Re: RARA-AVIS: Re: That Ever-popular Macdonald Conspiracy Theory

Mark Sullivan (ANONYMEINC@webtv.net)
Fri, 5 Mar 1999 19:49:03 -0500 (EST) Kevin wrote, about Ross MacDonald:

"And in the long run, he's remained a strong influence on the hardboiled
genre, like it or not.

"Certainly you can see traces of Archer's compassion (or bleeding heart
weenie-ness, depending on your point of view) in the work of Robert
Parker, Robert Crais, Michael Collins, Bill Pronzini, Sue Grafton,
Joseph Hansen, Jonathan Valin and Stephen Greenleaf, among countless
others. Someone must have actually read the books, and not just a few
newspaper pieces."

I think MacDonald was even more influential in his mutli-generational
plotlines, how a long ago crime can loom until it finally has unforeseen
effects years, even decades, later. Several of the above have used this
pattern, along with Michael Z. Lewin and Sara Paretsky.

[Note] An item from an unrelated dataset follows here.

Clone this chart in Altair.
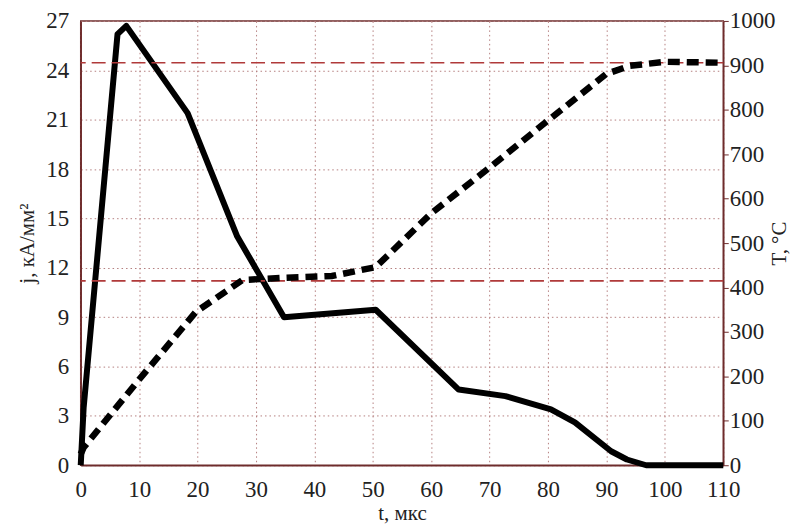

Plus MacDonald perfected the depressed, gloomy atmosphere. What is
Crumley's The Wrong Case but an extra depressing Archer book, right down
to the quoting of Archer for the book's epigram about not sleeping with
a woman whose problems are worse than your own (without giving credit to
Nelson Algren, as MacDonald does when Archer says, "A wise man in
Chicago once said, . . . " I think it was in The Chill, but I'm not
sure; the Algren quote is from A Walk on the Wild Side)?